My experiences from this weekend has led me to lose most of my barely existent hope in the fundamental normalness of the opposite sex...
Dear Shortie aka Hipster aka I've written about you before,
1) Red handkerchief thing makes you look like a cowboy. A hipster cowboy. You look ridiculous
2) Asking me to tell you 3 interesting things about myself is not a pick up line.
3) Nor is "I recently saw a movie that was really deep and meaningful. It was called Toy Story."
4) Sticking your tongue down my throat is completely uncalled for, disgusting, and not a way to win my heart. Ever.
5) Please never speak to me again.
Dear Grabber,
1) Hanging onto my elbow as I take a break from the dance floor is not a good way to get my attention.

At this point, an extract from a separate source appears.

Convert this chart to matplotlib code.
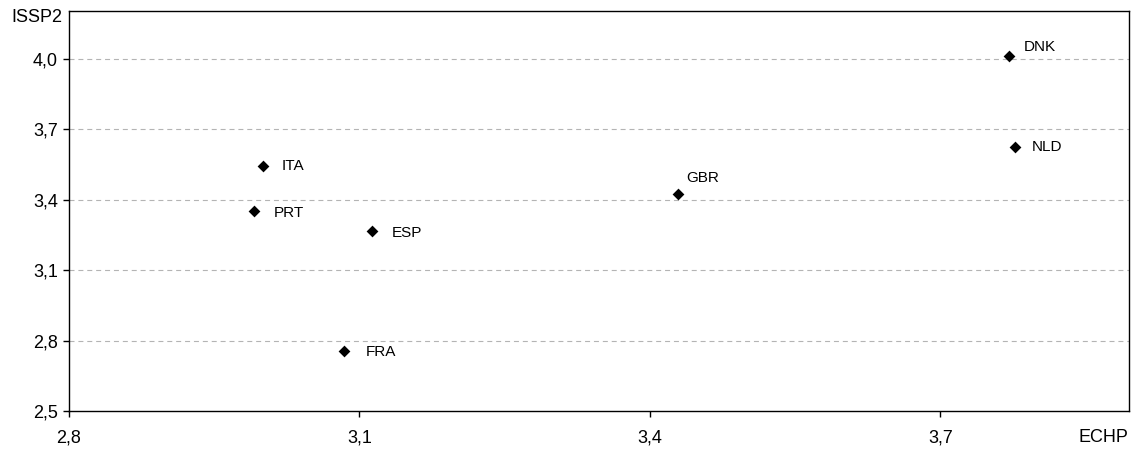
import matplotlib
matplotlib.use("Agg")
import matplotlib.pyplot as plt

plt.rcParams['font.family'] = ['Liberation Sans', 'DejaVu Sans']

# Country codes and their mean scores in the two surveys
countries = ["ITA", "PRT", "ESP", "FRA", "GBR", "DNK", "NLD"]
echp = [3.000, 2.991, 3.113, 3.084, 3.429, 3.771, 3.777]
issp2 = [3.545, 3.353, 3.266, 2.757, 3.426, 4.014, 3.625]

x_ticks = [2.8, 3.1, 3.4, 3.7]
y_ticks = [2.5, 2.8, 3.1, 3.4, 3.7, 4.0]
x_tick_labels = ["2,8", "3,1", "3,4", "3,7"]
y_tick_labels = ["2,5", "2,8", "3,1", "3,4", "3,7", "4,0"]

# Label offsets (points) relative to each marker
label_offsets = {
    "ITA": (14, 0), "PRT": (14, -1.5), "ESP": (14, -1), "FRA": (16, -1),
    "GBR": (6, 11.5), "DNK": (11, 6), "NLD": (12, 0),
}

W, H = 1148, 451
fig = plt.figure(figsize=(W / 100, H / 100), dpi=100)
ax = fig.add_axes([69 / W, (H - 411) / H, (1129 - 69) / W, (411 - 11) / H])

ax.set_xlim(2.8, 3.895)
ax.set_ylim(2.5, 4.205)

ax.set_yticks(y_ticks)
ax.set_yticklabels(y_tick_labels)
ax.set_xticks(x_ticks)
ax.set_xticklabels(x_tick_labels)

ax.grid(axis="y", color="#b4b4b4", linestyle=(0, (4.5, 3.5)), linewidth=0.8)
ax.set_axisbelow(True)
# keep the bottom gridline from showing over the spine
for line in ax.get_ygridlines()[:1]:
    line.set_visible(False)

for sp in ax.spines.values():
    sp.set_color("black")
    sp.set_linewidth(1.0)

ax.tick_params(axis="both", direction="out", length=4, width=1.0,
               color="black", labelsize=13, labelcolor="black")
ax.tick_params(axis="x", pad=9)
ax.tick_params(axis="y", pad=4)

ax.scatter(echp, issp2, marker="D", s=36, color="black", zorder=3,
           linewidths=0)

for name, x, y in zip(countries, echp, issp2):
    dx, dy = label_offsets[name]
    ax.annotate(name, (x, y), xytext=(dx, dy), textcoords="offset points",
                ha="left", va="center", fontsize=11, color="black")

fig.text(1103 / W, (H - 438) / H, "ECHP", ha="center", va="center",
         fontsize=13, color="black")
fig.text(62 / W, (H - 18) / H, "ISSP2", ha="right", va="center",
         fontsize=13, color="black")

fig.savefig("out.png", dpi=100, facecolor="white")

2) Not letting go when I deliberately refuse to turn and look at you and start making conversation with my friends is really not okay.

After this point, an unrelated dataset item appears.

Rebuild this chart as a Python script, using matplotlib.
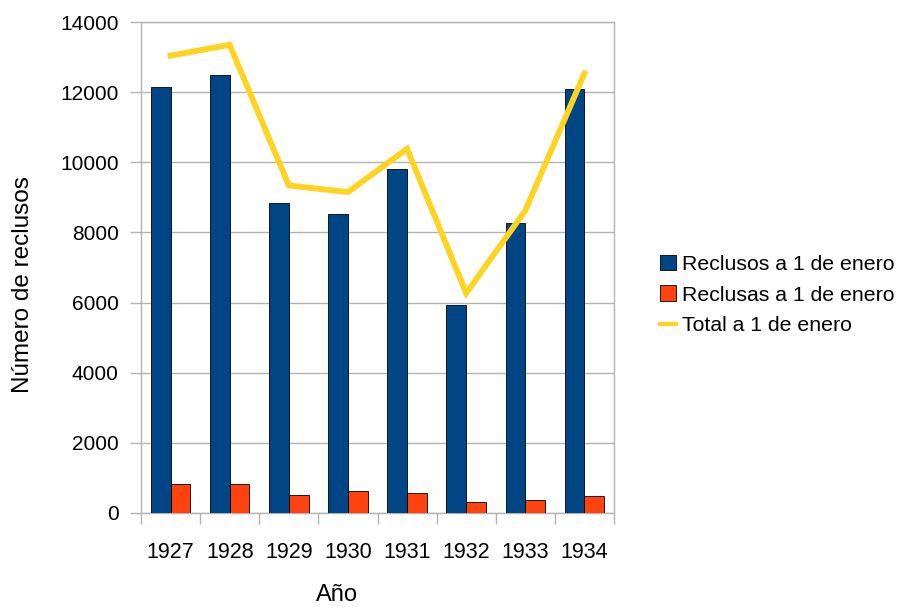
import numpy as np
import matplotlib
matplotlib.use('Agg')
import matplotlib.pyplot as plt
from matplotlib.patches import Patch
from matplotlib.lines import Line2D

plt.rcParams['font.family'] = ['Liberation Sans', 'DejaVu Sans']

anios = ['1927', '1928', '1929', '1930', '1931', '1932', '1933', '1934']
reclusos = [12160, 12490, 8835, 8520, 9795, 5945, 8280, 12085]
reclusas = [835, 835, 500, 625, 570, 315, 370, 485]
total = [13040, 13350, 9340, 9150, 10385, 6270, 8625, 12535]

c_azul = '#004586'
c_rojo = '#ff420e'
c_amarillo = '#ffd320'
c_gris = '#b3b3b3'

fig = plt.figure(figsize=(8.99, 6.07), dpi=100)
ax = fig.add_axes([141 / 899, 94 / 607, 473 / 899, 491 / 607])

x = np.arange(len(anios))
w = 0.335
ax.bar(x - w / 2, reclusos, w, color=c_azul, edgecolor='black', linewidth=0.6, zorder=3)
ax.bar(x + w / 2, reclusas, w, color=c_rojo, edgecolor='black', linewidth=0.6, zorder=3)
ax.plot(x, total, color=c_amarillo, linewidth=4.2, solid_joinstyle='miter', zorder=4)

ax.set_xlim(-0.5, len(anios) - 0.5)
ax.set_ylim(0, 14000)
ax.set_yticks(range(0, 14001, 2000))
ax.grid(axis='y', color=c_gris, linewidth=1, zorder=0)

ax.set_xticks(x)
ax.set_xticklabels(anios)
ax.set_xticks(np.arange(-0.5, len(anios)), minor=True)
ax.tick_params(axis='x', which='major', length=0, pad=21, labelsize=15.5)
ax.tick_params(axis='x', which='minor', length=8, color=c_gris, width=1)
ax.tick_params(axis='y', length=8, color=c_gris, width=1, pad=8, labelsize=15)

for s in ax.spines.values():
    s.set_color(c_gris)
    s.set_linewidth(1)

ax.set_xlabel('Año', fontsize=17)
ax.xaxis.set_label_coords(0.415, -0.144)
ax.set_ylabel('Número de reclusos', fontsize=17.5)
ax.yaxis.set_label_coords(-0.227, 0.466)

handles = [
    Patch(facecolor=c_azul, edgecolor='black', linewidth=0.6),
    Patch(facecolor=c_rojo, edgecolor='black', linewidth=0.6),
    Line2D([], [], color=c_amarillo, linewidth=3),
]
etiquetas = ['Reclusos a 1 de enero', 'Reclusas a 1 de enero', 'Total a 1 de enero']
fig.legend(handles, etiquetas, loc='center left', bbox_to_anchor=(641 / 899, 1 - 295 / 607),
           frameon=False, fontsize=15.3, handlelength=0.75, handleheight=0.75,
           handletextpad=0.3, labelspacing=0.55)

fig.savefig('out.png', dpi=100)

3) The fact that I walked away without ever looking at you and grabbing the first guy friend I see to dance with is an indication that I'm not interested. Stop staring.
There has to be a rule for texting. I'm sure of it. A school people need to be sent to where they learn how to text new friends appropriately. Where they learn what is okay and not okay to say to people they are interested in. If we're friends and we text crazy things, that's one thing. Texting me if you barely know me at all should be kept to appropriate, friendly, neutral, normal things.
And again, may I reiterate, grabbing a girl, sticking your tongue down her throat, and telling her you may never get this chance again when she has not flirted with you is NOT OKAY.
My theme song is Telephone.
PS Saw the singer JoJo on Saturday night. Who knew she was still singing? Not I.
PPS There may have been pole dancing on Friday night- I did not partake in that one. BUT I may have been ridiculous enough to have danced on a runway Saturday night.